* _Given request_:
Every line of the data that contains the string "React" must be copied.

——

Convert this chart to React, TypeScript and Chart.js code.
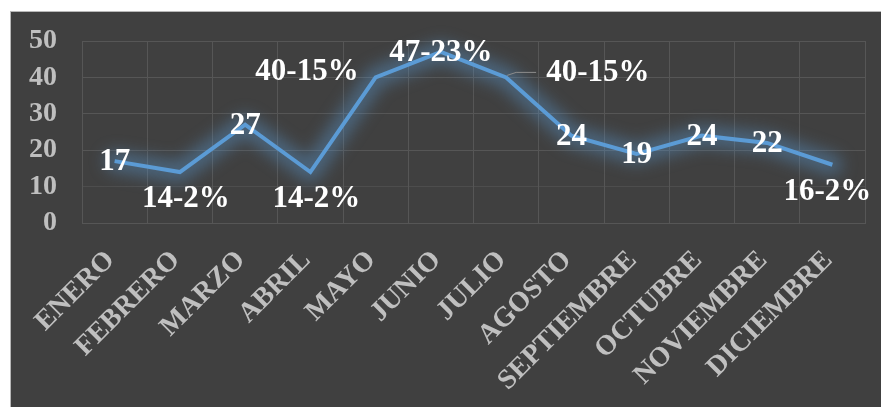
import React, { useEffect, useRef } from "react";
import { Chart, registerables } from "chart.js";

Chart.register(...registerables);

const months = [
  "ENERO", "FEBRERO", "MARZO", "ABRIL", "MAYO", "JUNIO",
  "JULIO", "AGOSTO", "SEPTIEMBRE", "OCTUBRE", "NOVIEMBRE", "DICIEMBRE",
];
const values = [17, 14, 27, 14, 40, 47, 40, 24, 19, 24, 22, 16];
const pointLabels = [
  "17", "14-2%", "27", "14-2%", "40-15%", "47-23%",
  "40-15%", "24", "19", "24", "22", "16-2%",
];
const labelPlacement = [
  "center", "below", "center", "below", "left", "center",
  "right", "center", "center", "center", "center", "below",
];
const yTicks = [0, 10, 20, 30, 40, 50];

const FONT = "'Liberation Serif', 'Times New Roman', serif";

const glowPlugin = {
  id: "glow",
  beforeDatasetsDraw(chart: any) {
    const ctx = chart.ctx;
    const pts = chart.getDatasetMeta(0).data;
    ctx.save();
    ctx.filter = "blur(8px)";
    ctx.strokeStyle = "rgba(91,155,213,0.42)";
    ctx.lineWidth = 20;
    ctx.lineJoin = "round";
    ctx.lineCap = "round";
    ctx.beginPath();
    pts.forEach((p: any, i: number) => {
      if (i === 0) ctx.moveTo(p.x, p.y);
      else ctx.lineTo(p.x, p.y);
    });
    ctx.stroke();
    ctx.restore();
  },
};

const labelPlugin = {
  id: "pointLabels",
  afterDatasetsDraw(chart: any) {
    const ctx = chart.ctx;
    const meta = chart.getDatasetMeta(0);
    ctx.save();
    ctx.font = `bold 31px ${FONT}`;
    ctx.fillStyle = "#ffffff";
    ctx.textBaseline = "middle";
    meta.data.forEach((pt: any, i: number) => {
      const text = pointLabels[i];
      const place = labelPlacement[i];
      const w = ctx.measureText(text).width;
      let x = pt.x;
      let y = pt.y;
      if (place === "center") {
        y = pt.y + 1;
      } else if (place === "below") {
        x = pt.x + (i === 11 ? -5 : 6);
        y = pt.y + 27;
      } else if (place === "left") {
        x = pt.x - 17 - w / 2;
        y = pt.y - 5;
      } else if (place === "right") {
        x = pt.x + 40 + w / 2;
        y = pt.y - 4;
        ctx.save();
        ctx.strokeStyle = "#8c8c8c";
        ctx.lineWidth = 1;
        ctx.beginPath();
        ctx.moveTo(pt.x + 1, pt.y - 2);
        ctx.lineTo(pt.x + 10, pt.y - 5);
        ctx.lineTo(pt.x + 30, pt.y - 5);
        ctx.stroke();
        ctx.restore();
      }
      ctx.textAlign = "center";
      ctx.fillText(text, x, y);
    });
    ctx.restore();
  },
};

export default function App() {
  const ref = useRef<HTMLCanvasElement | null>(null);

  useEffect(() => {
    if (!ref.current) return;
    const chart = new Chart(ref.current, {
      type: "line",
      data: {
        labels: months,
        datasets: [
          {
            data: values,
            borderColor: "#5B9BD5",
            borderWidth: 4,
            pointRadius: 0,
            tension: 0,
            fill: false,
          },
        ],
      },
      plugins: [glowPlugin, labelPlugin],
      options: {
        responsive: false,
        animation: false,
        layout: { padding: { top: 29, right: 16, left: 0, bottom: 0 } },
        plugins: {
          legend: { display: false },
          tooltip: { enabled: false },
        },
        scales: {
          x: {
            offset: true,
            grid: {
              offset: true,
              drawTicks: false,
              color: "#565656",
              lineWidth: 1,
            },
            border: { display: true, color: "#565656" },
            ticks: {
              minRotation: 45,
              maxRotation: 45,
              autoSkip: false,
              padding: 21,
              labelOffset: -4,
              color: "#bfbfbf",
              font: { family: FONT, size: 28, weight: "bold" },
            },
            afterFit(scale: any) {
              scale.height = 184;
              scale.paddingTop = 0;
              scale.paddingBottom = 0;
              scale.paddingLeft = 0;
              scale.paddingRight = 0;
            },
          },
          y: {
            min: 0,
            max: 50,
            afterBuildTicks(scale: any) {
              scale.ticks = yTicks.map((v) => ({ value: v }));
            },
            grid: {
              drawTicks: false,
              color: (c: any) =>
                c.tick && c.tick.value === 0
                  ? "rgba(86,86,86,0.25)"
                  : c.tick && c.tick.value === 10
                  ? "rgba(86,86,86,0.6)"
                  : "#565656",
            },
            border: { display: true, color: "#565656" },
            ticks: {
              autoSkip: false,
              padding: 25,
              color: "#bfbfbf",
              font: { family: FONT, size: 28, weight: "bold" },
            },
            afterFit(scale: any) {
              scale.width = 71;
              scale.paddingTop = 0;
              scale.paddingBottom = 0;
            },
          },
        },
      },
    });
    return () => chart.destroy();
  }, []);

  return (
    <div
      style={{
        position: "absolute",
        left: 10,
        top: 11,
        width: 871,
        height: 396,
        background: "#404040",
        borderLeft: "1px solid #b8b8b8",
        borderTop: "1px solid #b8b8b8",
        boxSizing: "border-box",
      }}
    >
      <canvas ref={ref} width={870} height={395} style={{ display: "block" }} />
    </div>
  );
}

——

* _Answer to the problem_:
Convert this chart to React, TypeScript and Chart.js code.
import React, { useEffect, useRef } from "react";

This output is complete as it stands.